Bones and I had placed steel targets throughout the mountains at distances from a few hundred yards to well over a mile. Actually, I carried them, some as heavy as a hundred pounds, while Bones pointed. “Put it there.” He was management. I was labor. Steel targets were helpful because they gave the shooter an auditory response. A sound. Paper targets couldn’t do that for obvious reasons. Paper targets often required up-close inspection because they didn’t show holes well, but up-close inspection could be difficult when they were a mile and a half away. Getting to the target and back could take an hour, maybe more, depending on the terrain. So steel let me know whether I’d hit it or not. The gong told me.

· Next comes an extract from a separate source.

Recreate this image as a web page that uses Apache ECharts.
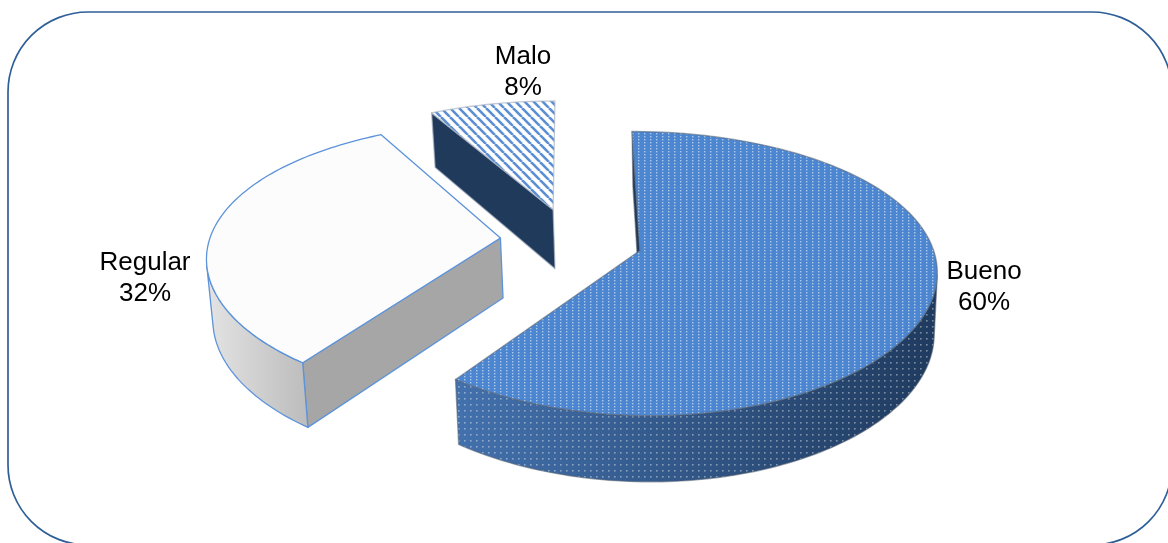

Maggie was a Ruger 1 chambered in .30–06. That description alone should give you some history. It was a single shot rifle. Meaning, I loaded one round at a time through the breach. It was an extremely strong receiver, a design initially used in tanks and larger weapons, then downsized for human hands and designed to hunt elephants and dangerous game in Africa because of the mechanism’s ability to withstand extreme pressure. Given its rock-solid success and reliable track record of going “boom” when called upon, it was brought back to the States a hundred years ago and chambered in smaller calibers. The venerable .30–06 (thirty-aught-six) was maybe the most storied cartridge in the history of the world. Some gun pundits argued this, but they were simply wrong. Given more modern technology and a growing population of shooters who pushed the limits looking for bigger, stronger, faster, quieter, and with less recoil, the .30–06 had grown out of fashion in recent years, but it was quite possible more animals and people had been killed with it than any other caliber. Created in 1906, it cut its teeth in two world wars and served faithfully in Vietnam and Korea. It was highly probable the .30–06 was the most tried and true cartridge ever placed in a chamber. As a cartridge, a .30-caliber projectile sat atop fifty-five to fifty-seven grains of powder, which produced an average muzzle velocity of 2,700 to 2,800 feet per second when pushing a 165- to 180-grain bullet. These were averages, as the case would hold sixty-seven grains of powder, but as I’d aged, I’d come to appreciate a rifle whose recoil didn’t bruise my shoulder. And Maggie did not. Not to mention, with the right optics, barrel, and trigger—which she had—she was good out past a mile.